16:30 - 18:00,
Wednesday 25 January, 2017
The OxCrowd Network
About
Online social learning is not analogous to face-to-face learning. It is informed by a different set of pedagogical aims and cultural values. Specifically, the shift to participatory learning necessitates re-thinking the instructor’s and learners’ role and thus the learning design. From the technical point of view, social media platforms hosting knowledge construction discussions now produce a huge amount of timely data, which records each interaction between learners, between learners and content and between learners and the platform itself. These diverse sets of recorded interactions have been scaling up our opportunities to study and assess social learning. For all these reasons, Carmel Kent suggests that online learning should not be designed, conceptualized or assessed with traditional learning tools.
In this talk, Dr Kent will suggest viewing the process of online social learning as a set of interactions (between learners, content, instructors and other agents). Learning is thus a dynamic process of gradually constructing networks of interactions, revealing individual learning intertwined with the collective learning of its community.
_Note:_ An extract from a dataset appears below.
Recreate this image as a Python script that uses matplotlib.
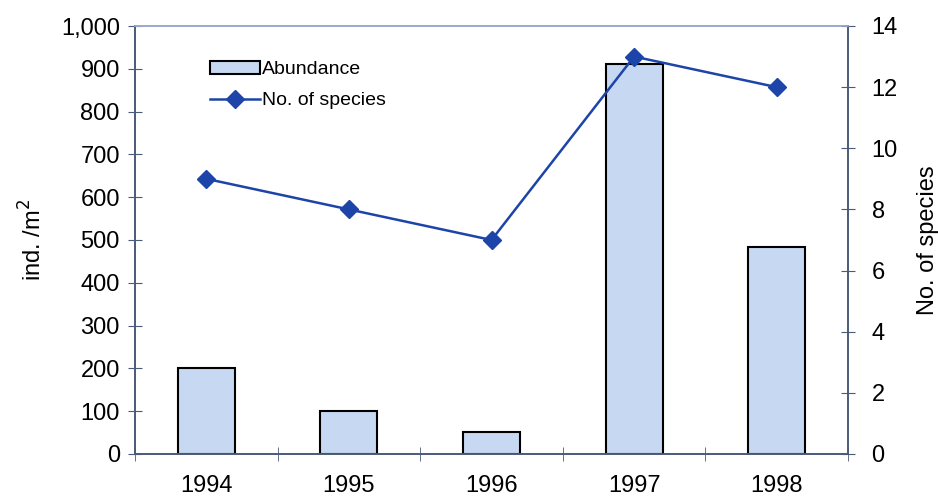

Dr Kent will present a series of studies, conducted with colleagues from various disciplines, based on the notion of interactions learning networks and will strive for questions about networked learning design and assessment.
Dr Kent will suggest frameworks for the quantitative analysis of online discussions in learning communities, which are based on networks structural characteristics and web analytics; present topology design which supports interactivity; establish a link from theories from the learning, social and information sciences and present empirical results.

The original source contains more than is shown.